'''

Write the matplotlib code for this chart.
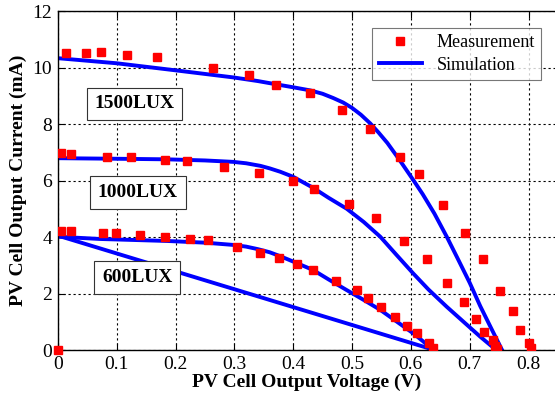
import numpy as np
import matplotlib
matplotlib.use("Agg")
import matplotlib.pyplot as plt

plt.rcParams['font.family'] = ['Liberation Serif', 'DejaVu Serif']

# measured points (V, mA)
meas_1500_v = [0.014, 0.048, 0.074, 0.117, 0.168, 0.264, 0.325, 0.371, 0.429, 0.483, 0.530,
               0.582, 0.614, 0.655, 0.692, 0.722, 0.751, 0.773, 0.786, 0.800, 0.804]
meas_1500_i = [10.50, 10.50, 10.56, 10.44, 10.36, 10.00, 9.72, 9.39, 9.09, 8.50, 7.82,
               6.84, 6.23, 5.13, 4.13, 3.22, 2.10, 1.38, 0.71, 0.24, 0.06]

meas_1000_v = [0.006, 0.023, 0.084, 0.125, 0.182, 0.220, 0.282, 0.342, 0.399, 0.436, 0.495,
               0.540, 0.589, 0.627, 0.661, 0.691, 0.711, 0.725, 0.739, 0.743, 0.747]
meas_1000_i = [6.96, 6.94, 6.84, 6.83, 6.73, 6.68, 6.49, 6.28, 5.98, 5.70, 5.16,
               4.66, 3.86, 3.22, 2.36, 1.69, 1.10, 0.65, 0.35, 0.14, 0.04]

meas_600_v = [0.006, 0.023, 0.076, 0.099, 0.139, 0.182, 0.224, 0.255, 0.304, 0.344, 0.376,
              0.406, 0.433, 0.472, 0.509, 0.527, 0.549, 0.573, 0.593, 0.611, 0.631, 0.638]
meas_600_i = [4.22, 4.22, 4.15, 4.13, 4.08, 4.01, 3.93, 3.89, 3.64, 3.42, 3.24,
              3.04, 2.83, 2.45, 2.12, 1.83, 1.53, 1.18, 0.85, 0.59, 0.26, 0.06]

meas_origin_v = [0.0]
meas_origin_i = [0.0]

# simulated curves
sim_1500_v = [0.0, 0.100, 0.196, 0.298, 0.340, 0.378, 0.400, 0.429, 0.450, 0.468, 0.485,
              0.500, 0.515, 0.531, 0.545, 0.560, 0.580, 0.604, 0.620, 0.640, 0.661, 0.680,
              0.700, 0.718, 0.737, 0.755]
sim_1500_i = [10.33, 10.15, 9.91, 9.65, 9.52, 9.38, 9.30, 9.19, 9.07, 8.92, 8.76,
              8.57, 8.33, 8.02, 7.70, 7.33, 6.75, 6.02, 5.52, 4.83, 4.01, 3.22,
              2.38, 1.55, 0.75, 0.0]

sim_1000_v = [0.0, 0.100, 0.185, 0.250, 0.298, 0.320, 0.344, 0.360, 0.378, 0.400, 0.434,
              0.460, 0.491, 0.520, 0.548, 0.575, 0.604, 0.630, 0.661, 0.690, 0.718, 0.745]
sim_1000_i = [6.79, 6.77, 6.75, 6.71, 6.66, 6.61, 6.52, 6.43, 6.31, 6.13, 5.74,
              5.39, 5.00, 4.53, 4.01, 3.38, 2.71, 2.14, 1.53, 0.99, 0.47, 0.0]

sim_600_v = [0.0, 0.072, 0.185, 0.250, 0.298, 0.320, 0.340, 0.360, 0.378, 0.400, 0.434,
             0.460, 0.491, 0.520, 0.548, 0.575, 0.604, 0.620, 0.638]
sim_600_i = [4.01, 3.93, 3.86, 3.80, 3.72, 3.66, 3.57, 3.46, 3.32, 3.13, 2.83,
             2.50, 2.12, 1.77, 1.42, 1.02, 0.59, 0.32, 0.0]

sim_600_line_v = [0.0, 0.640]
sim_600_line_i = [4.05, 0.0]

labels = ['1500LUX', '1000LUX', '600LUX']
label_pos = [(0.130, 8.71), (0.136, 5.57), (0.135, 2.57)]

fig = plt.figure(figsize=(5.55, 3.99), dpi=100)
ax = fig.add_axes([0.1043, 0.1228, 0.8957, 0.8496])

blue = '#0000ff'
red = '#ff0000'
ax.plot(sim_1500_v, sim_1500_i, color=blue, lw=2.8, label='Simulation', zorder=2,
        solid_joinstyle='round')
ax.plot(sim_1000_v, sim_1000_i, color=blue, lw=2.8, zorder=2, solid_joinstyle='round')
ax.plot(sim_600_v, sim_600_i, color=blue, lw=2.8, zorder=2, solid_joinstyle='round')
ax.plot(sim_600_line_v, sim_600_line_i, color=blue, lw=2.8, zorder=2)

ms = 5.5
ax.plot(meas_1500_v, meas_1500_i, 's', color=red, ms=ms, label='Measurement', zorder=3)
ax.plot(meas_1000_v, meas_1000_i, 's', color=red, ms=ms, zorder=3)
ax.plot(meas_600_v, meas_600_i, 's', color=red, ms=ms, zorder=3)
ax.plot(meas_origin_v, meas_origin_i, 's', color=red, ms=ms, zorder=3, clip_on=False)

for txt, (x, y) in zip(labels, label_pos):
    ax.text(x, y, txt, fontsize=14, fontweight='bold', ha='center', va='center',
            bbox=dict(boxstyle='square,pad=0.4', fc='white', ec='#333333', lw=0.8))

ax.set_xlim(0, 0.845)
ax.set_ylim(0, 12)
ax.set_xticks(np.arange(0, 0.81, 0.1))
ax.set_xticklabels(['0', '0.1', '0.2', '0.3', '0.4', '0.5', '0.6', '0.7', '0.8'])
ax.set_yticks(np.arange(0, 13, 2))
ax.grid(True, color='black', linestyle=(0, (2, 2.5)), lw=0.8)
ax.tick_params(direction='in', top=True, right=False, labelsize=14, length=5, pad=4)
ax.spines['right'].set_visible(False)
for s in ['left', 'bottom', 'top']:
    ax.spines[s].set_linewidth(1.0)

ax.set_xlabel('PV Cell Output Voltage (V)', fontsize=14, fontweight='bold', labelpad=1)
ax.set_ylabel('PV Cell Output Current (mA)', fontsize=14, fontweight='bold', labelpad=4)

handles, lbls = ax.get_legend_handles_labels()
leg = ax.legend(handles[::-1], lbls[::-1], loc='upper right', bbox_to_anchor=(0.972, 0.95),
                fontsize=13, frameon=True, fancybox=False, borderpad=0.35,
                handlelength=2.4, labelspacing=0.3, borderaxespad=0)
leg.get_frame().set_edgecolor('#555555')
leg.get_frame().set_linewidth(0.8)

fig.savefig('out.png', dpi=100)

'''

▶ **WHAT TO DO**
Every line above should be returned exactly; the pictures stay out.

▶ **ANSWER TO THE EXERCISE**
Write the matplotlib code for this chart.
import numpy as np
import matplotlib
matplotlib.use("Agg")
import matplotlib.pyplot as plt

plt.rcParams['font.family'] = ['Liberation Serif', 'DejaVu Serif']

# measured points (V, mA)
meas_1500_v = [0.014, 0.048, 0.074, 0.117, 0.168, 0.264, 0.325, 0.371, 0.429, 0.483, 0.530,
               0.582, 0.614, 0.655, 0.692, 0.722, 0.751, 0.773, 0.786, 0.800, 0.804]
meas_1500_i = [10.50, 10.50, 10.56, 10.44, 10.36, 10.00, 9.72, 9.39, 9.09, 8.50, 7.82,
               6.84, 6.23, 5.13, 4.13, 3.22, 2.10, 1.38, 0.71, 0.24, 0.06]

meas_1000_v = [0.006, 0.023, 0.084, 0.125, 0.182, 0.220, 0.282, 0.342, 0.399, 0.436, 0.495,
               0.540, 0.589, 0.627, 0.661, 0.691, 0.711, 0.725, 0.739, 0.743, 0.747]
meas_1000_i = [6.96, 6.94, 6.84, 6.83, 6.73, 6.68, 6.49, 6.28, 5.98, 5.70, 5.16,
               4.66, 3.86, 3.22, 2.36, 1.69, 1.10, 0.65, 0.35, 0.14, 0.04]

meas_600_v = [0.006, 0.023, 0.076, 0.099, 0.139, 0.182, 0.224, 0.255, 0.304, 0.344, 0.376,
              0.406, 0.433, 0.472, 0.509, 0.527, 0.549, 0.573, 0.593, 0.611, 0.631, 0.638]
meas_600_i = [4.22, 4.22, 4.15, 4.13, 4.08, 4.01, 3.93, 3.89, 3.64, 3.42, 3.24,
              3.04, 2.83, 2.45, 2.12, 1.83, 1.53, 1.18, 0.85, 0.59, 0.26, 0.06]

meas_origin_v = [0.0]
meas_origin_i = [0.0]

# simulated curves
sim_1500_v = [0.0, 0.100, 0.196, 0.298, 0.340, 0.378, 0.400, 0.429, 0.450, 0.468, 0.485,
              0.500, 0.515, 0.531, 0.545, 0.560, 0.580, 0.604, 0.620, 0.640, 0.661, 0.680,
              0.700, 0.718, 0.737, 0.755]
sim_1500_i = [10.33, 10.15, 9.91, 9.65, 9.52, 9.38, 9.30, 9.19, 9.07, 8.92, 8.76,
              8.57, 8.33, 8.02, 7.70, 7.33, 6.75, 6.02, 5.52, 4.83, 4.01, 3.22,
              2.38, 1.55, 0.75, 0.0]

sim_1000_v = [0.0, 0.100, 0.185, 0.250, 0.298, 0.320, 0.344, 0.360, 0.378, 0.400, 0.434,
              0.460, 0.491, 0.520, 0.548, 0.575, 0.604, 0.630, 0.661, 0.690, 0.718, 0.745]
sim_1000_i = [6.79, 6.77, 6.75, 6.71, 6.66, 6.61, 6.52, 6.43, 6.31, 6.13, 5.74,
              5.39, 5.00, 4.53, 4.01, 3.38, 2.71, 2.14, 1.53, 0.99, 0.47, 0.0]

sim_600_v = [0.0, 0.072, 0.185, 0.250, 0.298, 0.320, 0.340, 0.360, 0.378, 0.400, 0.434,
             0.460, 0.491, 0.520, 0.548, 0.575, 0.604, 0.620, 0.638]
sim_600_i = [4.01, 3.93, 3.86, 3.80, 3.72, 3.66, 3.57, 3.46, 3.32, 3.13, 2.83,
             2.50, 2.12, 1.77, 1.42, 1.02, 0.59, 0.32, 0.0]

sim_600_line_v = [0.0, 0.640]
sim_600_line_i = [4.05, 0.0]

labels = ['1500LUX', '1000LUX', '600LUX']
label_pos = [(0.130, 8.71), (0.136, 5.57), (0.135, 2.57)]

fig = plt.figure(figsize=(5.55, 3.99), dpi=100)
ax = fig.add_axes([0.1043, 0.1228, 0.8957, 0.8496])

blue = '#0000ff'
red = '#ff0000'
ax.plot(sim_1500_v, sim_1500_i, color=blue, lw=2.8, label='Simulation', zorder=2,
        solid_joinstyle='round')
ax.plot(sim_1000_v, sim_1000_i, color=blue, lw=2.8, zorder=2, solid_joinstyle='round')
ax.plot(sim_600_v, sim_600_i, color=blue, lw=2.8, zorder=2, solid_joinstyle='round')
ax.plot(sim_600_line_v, sim_600_line_i, color=blue, lw=2.8, zorder=2)

ms = 5.5
ax.plot(meas_1500_v, meas_1500_i, 's', color=red, ms=ms, label='Measurement', zorder=3)
ax.plot(meas_1000_v, meas_1000_i, 's', color=red, ms=ms, zorder=3)
ax.plot(meas_600_v, meas_600_i, 's', color=red, ms=ms, zorder=3)
ax.plot(meas_origin_v, meas_origin_i, 's', color=red, ms=ms, zorder=3, clip_on=False)

for txt, (x, y) in zip(labels, label_pos):
    ax.text(x, y, txt, fontsize=14, fontweight='bold', ha='center', va='center',
            bbox=dict(boxstyle='square,pad=0.4', fc='white', ec='#333333', lw=0.8))

ax.set_xlim(0, 0.845)
ax.set_ylim(0, 12)
ax.set_xticks(np.arange(0, 0.81, 0.1))
ax.set_xticklabels(['0', '0.1', '0.2', '0.3', '0.4', '0.5', '0.6', '0.7', '0.8'])
ax.set_yticks(np.arange(0, 13, 2))
ax.grid(True, color='black', linestyle=(0, (2, 2.5)), lw=0.8)
ax.tick_params(direction='in', top=True, right=False, labelsize=14, length=5, pad=4)
ax.spines['right'].set_visible(False)
for s in ['left', 'bottom', 'top']:
    ax.spines[s].set_linewidth(1.0)

ax.set_xlabel('PV Cell Output Voltage (V)', fontsize=14, fontweight='bold', labelpad=1)
ax.set_ylabel('PV Cell Output Current (mA)', fontsize=14, fontweight='bold', labelpad=4)

handles, lbls = ax.get_legend_handles_labels()
leg = ax.legend(handles[::-1], lbls[::-1], loc='upper right', bbox_to_anchor=(0.972, 0.95),
                fontsize=13, frameon=True, fancybox=False, borderpad=0.35,
                handlelength=2.4, labelspacing=0.3, borderaxespad=0)
leg.get_frame().set_edgecolor('#555555')
leg.get_frame().set_linewidth(0.8)

fig.savefig('out.png', dpi=100)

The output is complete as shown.